Another reason why soap ratings are plunging is also due to the internet and social media.
While fans have long bemoaned the readily available spoilers found on the internet for ruining daytime since fans know ahead of time what will happen on their favorite shows and choose to watch or not watch, I contend that the internet has hurt daytime in other ways. Largely, the internet has offered like-minded fans the opportunity to congregate and talk about their favorite characters or couples. This has created the illusion among fans about their power as viewers, using the internet as a means to control and dictate stories on their favorite shows, often to the detriment of the show’s overall health.
Fans have long rumored that these fanbases will game soap magazine fan polls to make their favorite couple or characters more popular than they are, often encouraging members of these fanbases to vote more than once in these polls. Other fanbases have even been known to send gifts to head writers or send in letter-writing campaigns to win the favor of these PTBs. Executive producers, believing that these fanbases represent a healthy number of their show’s fans, were eager to please them by keeping characters or supercouples on the front burner at the expense of other characters and storylines.
One well-known example of this was on Guiding Light when fans of the super couple Matt and Vanessa were vehemently vocal about the show’s direction of the couple. Actor Robert Newman (Josh Lewis) even warned fans at the time to be careful about what they asked for, and indeed, eventually, the show wrote Matt and Vanessa off the show when their hands were tied over the characters’ direction. Yet despite how vocal fanbases were for their favorite characters and couples, it became apparent that their numbers, no matter how inflated, didn’t actually compute into higher ratings.
Likewise, whenever producers and writers did respond to fan input, these fans never seemed satisfied with story directions either, creating an impression that they were never happy no matter what the show did.
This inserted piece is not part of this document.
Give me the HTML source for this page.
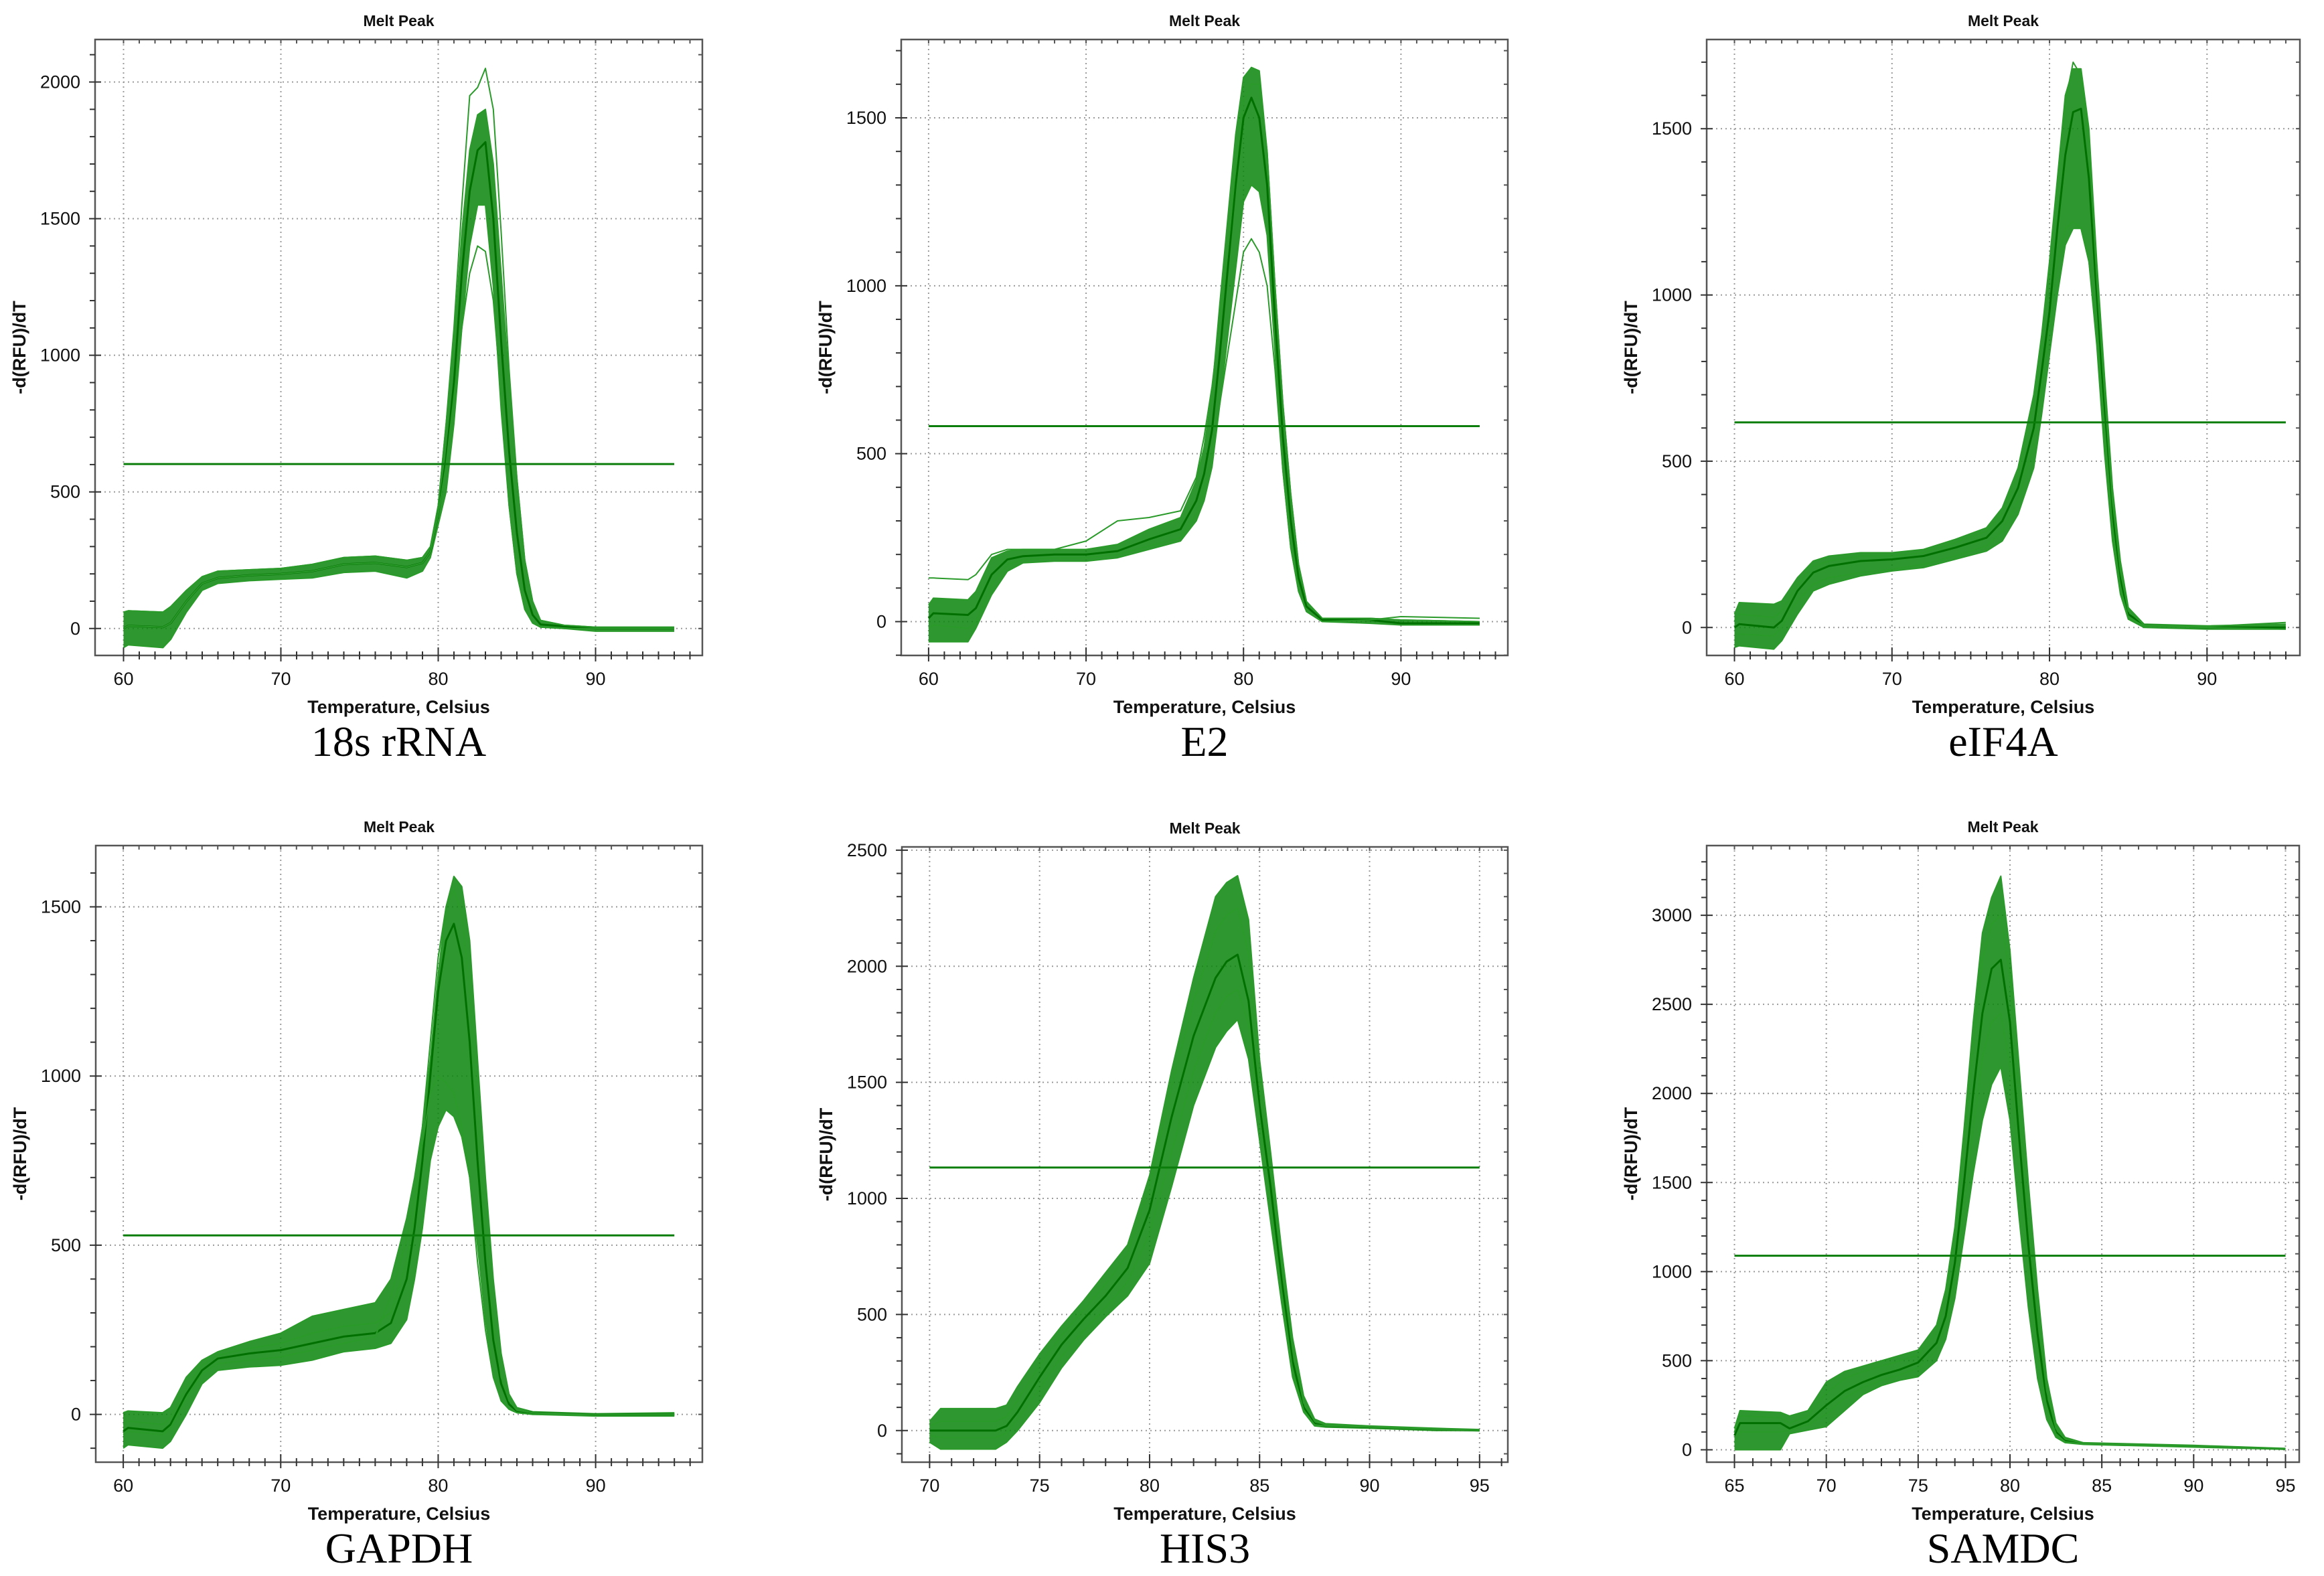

I suspect, in the long run, producers and writers soon began tuning out viewer dissatisfaction because of this, now to the point where TPTB refuses to listen even when fans have valid reasons for their displeasure.
But the PTB’s overreliance on focus polls and the misguided conventional wisdom of what fans want, in the long run, is what’s destroying the creativity of the medium.
Now, soaps are merely written in a paint-by-numbers fashion, with the same stories being repeated over and over again to increase fan dissatisfaction. In the end, it is the vision and control of the producers who are to blame for the genre’s sad state of affairs.